Inquiry About Determining Parallel Plans for REFRESH MATERIALIZED VIEW

Started by Zhang Mingli12 months ago4 messages

zmlpostgres@gmail.com

12 months ago

Hi, all

I am currently exploring the execution of the REFRESH MATERIALIZED VIEW command and have a specific question regarding the underlying query plan. As you know, the REFRESH command is a utility command, and using EXPLAIN REFRESH does not provide a plan structure for analysis.

During development, we want to ascertain whether the SELECT part of the REFRESH command executes with a parallel plan. While I understand that we can run EXPLAIN on the SELECT statement directly, we are interested in knowing if there is a method to determine the execution plan under the REFRESH command context.

Currently, we have configured the necessary settings for parallel queries and have been recording the execution time of the REFRESH command to compare parallel and non-parallel executions.

However, I’m looking for a more definitive way to verify if the plan is indeed parallel during the execution of the REFRESH command.

Any suggestions?

Zhang Mingli
www.hashdata.xyz

Import Notes

Reply to msg id not found: 35481658-92e7-49c9-a3b5-77e8667ec971@SparkReference msg id not found: 35481658-92e7-49c9-a3b5-77e8667ec971@Spark

Yugo Nagata

nagata@sraoss.co.jp

12 months ago

In reply to: Zhang Mingli (#1)

Re: Inquiry About Determining Parallel Plans for REFRESH MATERIALIZED VIEW

On Thu, 16 Jan 2025 12:39:06 +0800
Zhang Mingli <zmlpostgres@gmail.com> wrote:

Hi, all

I am currently exploring the execution of the REFRESH MATERIALIZED VIEW command and have a specific question regarding the underlying query plan. As you know, the REFRESH command is a utility command, and using EXPLAIN REFRESH does not provide a plan structure for analysis.

During development, we want to ascertain whether the SELECT part of the REFRESH command executes with a parallel plan. While I understand that we can run EXPLAIN on the SELECT statement directly, we are interested in knowing if there is a method to determine the execution plan under the REFRESH command context.

Currently, we have configured the necessary settings for parallel queries and have been recording the execution time of the REFRESH command to compare parallel and non-parallel executions.

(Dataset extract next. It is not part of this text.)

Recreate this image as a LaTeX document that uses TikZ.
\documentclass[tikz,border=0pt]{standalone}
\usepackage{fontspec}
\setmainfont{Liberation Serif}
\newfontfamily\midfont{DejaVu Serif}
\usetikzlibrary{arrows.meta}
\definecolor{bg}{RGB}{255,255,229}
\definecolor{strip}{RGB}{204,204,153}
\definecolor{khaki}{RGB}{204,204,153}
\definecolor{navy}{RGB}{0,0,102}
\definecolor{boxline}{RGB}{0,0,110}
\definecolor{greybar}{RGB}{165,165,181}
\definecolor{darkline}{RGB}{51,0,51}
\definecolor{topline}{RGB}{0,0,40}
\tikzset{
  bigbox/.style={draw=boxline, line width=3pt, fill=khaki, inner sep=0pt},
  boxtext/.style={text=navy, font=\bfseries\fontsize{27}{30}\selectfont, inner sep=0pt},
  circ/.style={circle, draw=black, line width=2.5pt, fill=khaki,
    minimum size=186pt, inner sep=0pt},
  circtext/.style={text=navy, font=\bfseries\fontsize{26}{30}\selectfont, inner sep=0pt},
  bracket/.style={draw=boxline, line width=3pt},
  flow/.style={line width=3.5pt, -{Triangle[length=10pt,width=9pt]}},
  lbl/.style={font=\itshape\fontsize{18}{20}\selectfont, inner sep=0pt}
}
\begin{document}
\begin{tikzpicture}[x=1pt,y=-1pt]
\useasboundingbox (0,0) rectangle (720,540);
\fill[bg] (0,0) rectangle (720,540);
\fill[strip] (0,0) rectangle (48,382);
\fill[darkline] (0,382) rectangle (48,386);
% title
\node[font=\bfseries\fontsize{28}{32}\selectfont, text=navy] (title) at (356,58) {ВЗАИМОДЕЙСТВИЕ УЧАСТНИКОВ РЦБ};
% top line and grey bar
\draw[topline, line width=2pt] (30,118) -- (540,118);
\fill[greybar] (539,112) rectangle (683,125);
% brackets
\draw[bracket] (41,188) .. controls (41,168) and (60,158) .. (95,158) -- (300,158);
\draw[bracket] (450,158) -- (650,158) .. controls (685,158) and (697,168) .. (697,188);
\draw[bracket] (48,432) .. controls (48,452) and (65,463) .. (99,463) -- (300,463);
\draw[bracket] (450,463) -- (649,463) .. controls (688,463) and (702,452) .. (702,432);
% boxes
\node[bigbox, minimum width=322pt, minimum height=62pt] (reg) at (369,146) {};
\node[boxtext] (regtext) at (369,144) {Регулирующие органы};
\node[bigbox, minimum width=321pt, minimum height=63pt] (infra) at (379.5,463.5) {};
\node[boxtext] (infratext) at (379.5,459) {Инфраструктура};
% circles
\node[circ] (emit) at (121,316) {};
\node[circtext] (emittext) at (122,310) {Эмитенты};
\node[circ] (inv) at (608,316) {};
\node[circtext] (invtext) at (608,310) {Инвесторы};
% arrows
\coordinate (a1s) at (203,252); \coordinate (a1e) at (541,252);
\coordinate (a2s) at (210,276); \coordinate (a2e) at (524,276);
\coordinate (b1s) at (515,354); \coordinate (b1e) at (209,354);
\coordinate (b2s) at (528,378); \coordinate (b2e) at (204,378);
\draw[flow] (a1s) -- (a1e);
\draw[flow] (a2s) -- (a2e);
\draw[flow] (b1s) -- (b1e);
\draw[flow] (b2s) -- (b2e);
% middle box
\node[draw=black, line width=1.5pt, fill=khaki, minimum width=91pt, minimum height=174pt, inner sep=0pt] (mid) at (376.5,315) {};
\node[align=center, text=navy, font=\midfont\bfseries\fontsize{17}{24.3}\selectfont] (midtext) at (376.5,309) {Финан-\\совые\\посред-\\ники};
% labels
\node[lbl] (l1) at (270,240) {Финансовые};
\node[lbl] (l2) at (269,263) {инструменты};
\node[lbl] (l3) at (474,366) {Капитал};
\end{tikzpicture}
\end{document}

However, I’m looking for a more definitive way to verify if the plan is indeed parallel during the execution of the REFRESH command.

Any suggestions?

You will be able to log the plan during the REFRESH by using auto_explain and setting
log_analyze and log_nested_statements to on.

Regards,
Yugo Nagata

--
Yugo Nagata <nagata@sraoss.co.jp>

Zhang Mingli

zmlpostgres@gmail.com

12 months ago

In reply to: Yugo Nagata (#2)

Re: Inquiry About Determining Parallel Plans for REFRESH MATERIALIZED VIEW

Zhang Mingli
www.hashdata.xyz
On Jan 16, 2025 at 14:04 +0800, Yugo Nagata <nagata@sraoss.co.jp>, wrote:

You will be able to log the plan during the REFRESH by using auto_explain and setting
log_analyze and log_nested_statements to on.

Hi Yugo,

Thank you for your help! That’s certainly a viable approach to logging the plan during the REFRESH operation.
However, I want to clarify that we’re particularly interested in examining the SQL cases. When there are numerous queries that may also include REFRESH, it can be challenging to sift through the logs and identify the specific query we want to analyze using SQL.

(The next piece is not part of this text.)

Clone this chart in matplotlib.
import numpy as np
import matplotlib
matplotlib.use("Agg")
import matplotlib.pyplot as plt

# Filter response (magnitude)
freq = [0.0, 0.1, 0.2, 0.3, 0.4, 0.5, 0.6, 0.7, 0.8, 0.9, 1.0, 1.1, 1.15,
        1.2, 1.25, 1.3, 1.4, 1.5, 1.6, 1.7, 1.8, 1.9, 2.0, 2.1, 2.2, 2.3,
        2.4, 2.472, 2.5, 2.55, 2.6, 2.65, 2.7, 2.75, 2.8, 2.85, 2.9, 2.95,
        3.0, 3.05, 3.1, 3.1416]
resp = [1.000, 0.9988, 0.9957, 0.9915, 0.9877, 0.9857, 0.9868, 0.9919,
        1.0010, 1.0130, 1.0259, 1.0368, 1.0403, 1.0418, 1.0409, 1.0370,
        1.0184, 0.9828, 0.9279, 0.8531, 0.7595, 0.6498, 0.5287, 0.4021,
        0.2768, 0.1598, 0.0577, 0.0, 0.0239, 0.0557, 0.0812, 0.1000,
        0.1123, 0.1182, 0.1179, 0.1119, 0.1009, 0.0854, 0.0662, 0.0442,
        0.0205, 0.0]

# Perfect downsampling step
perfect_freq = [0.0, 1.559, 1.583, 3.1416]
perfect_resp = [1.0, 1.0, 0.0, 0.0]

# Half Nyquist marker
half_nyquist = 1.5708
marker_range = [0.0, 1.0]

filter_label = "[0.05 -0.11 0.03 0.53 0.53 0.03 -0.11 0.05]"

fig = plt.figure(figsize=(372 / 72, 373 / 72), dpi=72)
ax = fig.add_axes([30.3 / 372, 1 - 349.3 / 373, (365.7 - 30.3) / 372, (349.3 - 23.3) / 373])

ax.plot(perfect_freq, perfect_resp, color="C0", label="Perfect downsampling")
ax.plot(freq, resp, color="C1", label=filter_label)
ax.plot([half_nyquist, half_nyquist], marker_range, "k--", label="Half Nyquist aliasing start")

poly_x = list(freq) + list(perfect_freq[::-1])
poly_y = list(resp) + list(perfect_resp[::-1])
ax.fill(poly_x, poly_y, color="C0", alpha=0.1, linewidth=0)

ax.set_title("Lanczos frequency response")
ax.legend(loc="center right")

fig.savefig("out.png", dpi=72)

Ideally, it would be beneficial if we could obtain an explanation of the SQL associated with a REFRESH command, allowing us to see the SELECT plan without having to execute the REFRESH itself.
We could limit EXPLAIN utility command to only REFRESH , on the AS SELECT part, similar to how we can with CREATE TABLE AS, is it possible and worthwhile?

jian he

jian.universality@gmail.com

12 months ago

In reply to: Zhang Mingli (#3)

Re: Inquiry About Determining Parallel Plans for REFRESH MATERIALIZED VIEW

On Thu, Jan 16, 2025 at 3:05 PM Zhang Mingli <zmlpostgres@gmail.com> wrote:

Thank you for your help! That’s certainly a viable approach to logging the plan during the REFRESH operation.
However, I want to clarify that we’re particularly interested in examining the SQL cases. When there are numerous queries that may also include REFRESH, it can be challenging to sift through the logs and identify the specific query we want to analyze using SQL.

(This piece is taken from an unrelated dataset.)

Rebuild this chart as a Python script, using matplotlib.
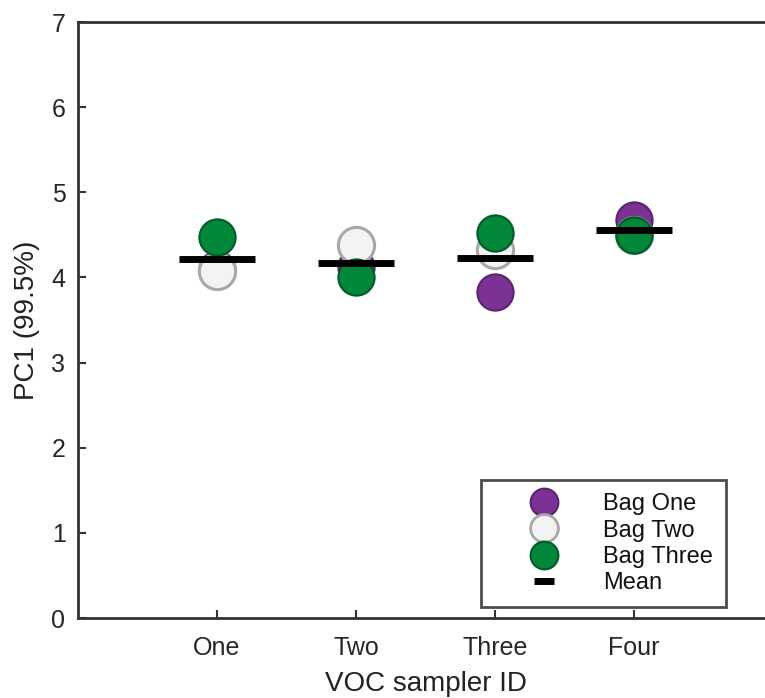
import matplotlib
matplotlib.use("Agg")
import matplotlib.pyplot as plt
from matplotlib.lines import Line2D

samplers = ["One", "Two", "Three", "Four"]
bag_one = [4.10, 4.12, 3.83, 4.68]
bag_two = [4.07, 4.38, 4.32, 4.50]
bag_three = [4.47, 4.01, 4.52, 4.50]
means = [(a + b + c) / 3 for a, b, c in zip(bag_one, bag_two, bag_three)]
yticks = [0, 1, 2, 3, 4, 5, 6, 7]

plt.rcParams['font.family'] = ['Liberation Sans', 'DejaVu Sans']

W, H = 765, 698
fig = plt.figure(figsize=(W / 100, H / 100), dpi=100)
ax = fig.add_axes([78 / W, 1 - 618 / H, 695 / W, 596 / H])

x = list(range(1, len(samplers) + 1))
ms = 680
ax.scatter(x, bag_one, s=ms, c="#7B3294", edgecolors="#5B2470", linewidths=1.5, zorder=3)
ax.scatter(x, bag_two, s=ms, c="#F3F3F3", edgecolors="#A8A8A8", linewidths=2.2, zorder=4)
ax.scatter(x, bag_three, s=ms, c="#00873A", edgecolors="#005C24", linewidths=1.5, zorder=5)
ax.hlines(means, [xi - 0.27 for xi in x], [xi + 0.27 for xi in x], colors="black", linewidth=5, zorder=6)

ax.set_xlim(0, 5)
ax.set_ylim(0, 7)
ax.set_xticks(x)
ax.set_xticklabels(samplers)
ax.set_yticks(yticks)
for s in ax.spines.values():
    s.set_color("#333333")
    s.set_linewidth(2)
ax.tick_params(direction="in", length=6, width=1.5, color="#333333", labelsize=18, labelcolor="#262626")
ax.tick_params(axis="x", pad=13)
ax.tick_params(axis="y", right=True, pad=9)
ax.set_xlabel("VOC sampler ID", fontsize=20, labelpad=8, color="#222222")
ax.set_ylabel("PC1 (99.5%)", fontsize=20, labelpad=8, color="#222222")

handles = [
    Line2D([], [], marker="o", linestyle="none", markersize=20, markerfacecolor="#7B3294", markeredgecolor="#5B2470", markeredgewidth=1.5),
    Line2D([], [], marker="o", linestyle="none", markersize=20, markerfacecolor="#F3F3F3", markeredgecolor="#A8A8A8", markeredgewidth=2),
    Line2D([], [], marker="o", linestyle="none", markersize=20, markerfacecolor="#00873A", markeredgecolor="#005C24", markeredgewidth=1.5),
    Line2D([], [], marker="_", linestyle="none", markersize=15, markeredgewidth=5, color="black"),
]
leg = ax.legend(handles, ["Bag One", "Bag Two", "Bag Three", "Mean"], loc="lower right",
                bbox_to_anchor=(726 / W, 1 - 607 / H), bbox_transform=fig.transFigure,
                borderaxespad=0, fontsize=17, handlelength=4.2, handletextpad=0.42,
                labelspacing=0.18, borderpad=0.55, fancybox=False, frameon=True)
leg.get_frame().set_edgecolor("#222222")
leg.get_frame().set_linewidth(2)
leg.set_zorder(10)
for t in leg.get_texts():
    t.set_color("#111111")

fig.savefig("out.png", dpi=100)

Ideally, it would be beneficial if we could obtain an explanation of the SQL associated with a REFRESH command, allowing us to see the SELECT plan without having to execute the REFRESH itself.
We could limit EXPLAIN utility command to only REFRESH , on the AS SELECT part, similar to how we can with CREATE TABLE AS, is it possible and worthwhile?

you can use pg_get_viewdef to get the matview definition then use it
in the plpgsql function.

create function explain_query_json(query_sql text)
returns table (explain_line json)
language plpgsql as
$$
begin
return query execute 'EXPLAIN (FORMAT json) ' || query_sql;
end;
$$;